Cornish Names is the first attempt in one volume to cover all the personal names (both surnames and given names), placenames (both major and minor), and other onomastic aspects of the ancient language of Cornwall. That ancient Celtic language saw its last native speaker die before the end of the eighteenth century but Cornish has undergone a revival since the nineteenth century. Today its enthusiasts chat on the Internet.

Cornish Names ranges from what to name the baby or a vacation house in Cornwall to how history and literature and folklore are preserved in the names of saints and the common people. It includes some discussion of this Celtic language, its formal names and nicknames, and placenames of the Isles of Scilly, too.

Cornish Names is written by a leading expert on name study, twice president of the American Name Society (ANS) and for decades on the editorial board of the journal Names and the executive board of ANS. Cornish Names is written in an entertaining as well as authoritative style, for the general reader.

You may find here your own name or names of people you know, for the Cornish, wreckers and builders, miners and adventurers, have spread from their duchy in the west of Britain all over the world.

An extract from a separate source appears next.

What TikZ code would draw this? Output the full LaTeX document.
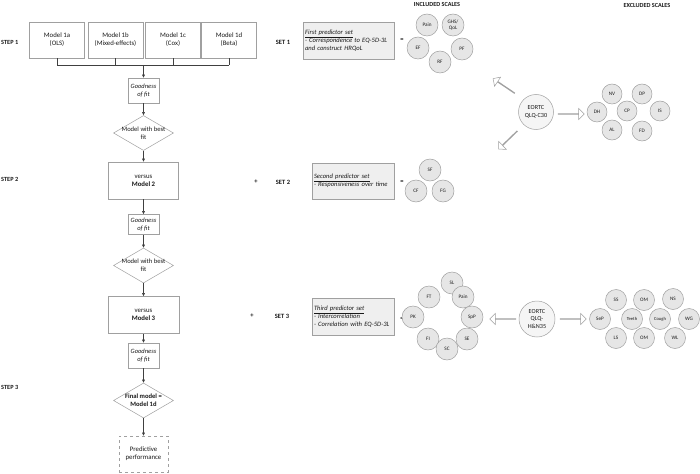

John Hancock is the most noted American of Cornish descent but he is but one of the famous Cornish people.


About the Author

Leonard R. N. Ashley, PhD (Princeton), LHD (Columbia Theological, honoris causa) is Professor emeritus, Brooklyn College of The City University of New York. He has been called "the foremost authority on the subject of names".

He was for twenty years a member of the editorial board of the journal Names and has since the seventies served on the executive council of the American Name Society, and he has been twice elected its president (1979, 1987). He is the author of the general survey What’s in a Name? (1987, revised 1995) and of more than 150 scholarly articles on names in all aspects as well as on other topics (recent or forthcoming articles are on Anaïs Nin’s diaries, Hamlet, and the ethics of book reviewing. He has authored a chronique on books on all aspects of The Renaissance for Bibliothèque ďHumanisme et Renaissance (Geneva) in each issue for decades. He has contributed to a great many encyclopedias and other reference books. He has authored a number of textbooks. He has edited a wide variety of books by others, including Phantasms of the Living, Shakespeare’s Jest Book, The Ballad Poetry of Ireland, Reliques of Irish Poetry, A Narrative of the Life of Mrs. Charlotte Charke, etc., and (most recently) the previously unpublished onomastic papers of Allen Walker Read. Ashley is recently the author of a set of books on names: Names in Literature, Names in Popular Culture, Names of Places, and Art Attack: Essays on Names in Satire. He once served as secretary of the International Linguistic Association and directed its conferences and he has repeatedly been re-elected president of the American Society of Geolinguistics (ASG) since 1991 and has directed half a dozen international conferences of ASG and co-edited their published proceedings. His latest book is on geolinguistics: Language in Modern Society (published by Wisdom House in the US, UK, and India). Ashley’s other books range from literary history and criticism (such as History of the Short Story and Authorship and Evidence in Renaissance Drama and George Alfred Henty and the Victorian Mind) to literary biography (Colley Cibber and George Peele) and military history (collaboration on A Military History of Modern China, authorship of The Air Defence of North America for NORAD and of Ripley’s "Believe It Or Not" Book of The Military) to poetry and a series on the occult for Barricade Books.

The tenth book in his Barricade Books series, The Complete Book of Sex Magic will be published in Spring 2002). Also from Barricade Books in Spring 2002 will come The Dictionary of Sex Slang. When his agent suggested "books with more readers than footnotes" and offered the choice of "sex, cookbooks, or the occult". Ashley chose the occult, but sex (especially after thorough studies on vampires and werewolves) is creeping in. There is no sex in Cornish Names – but there are no footnotes, either.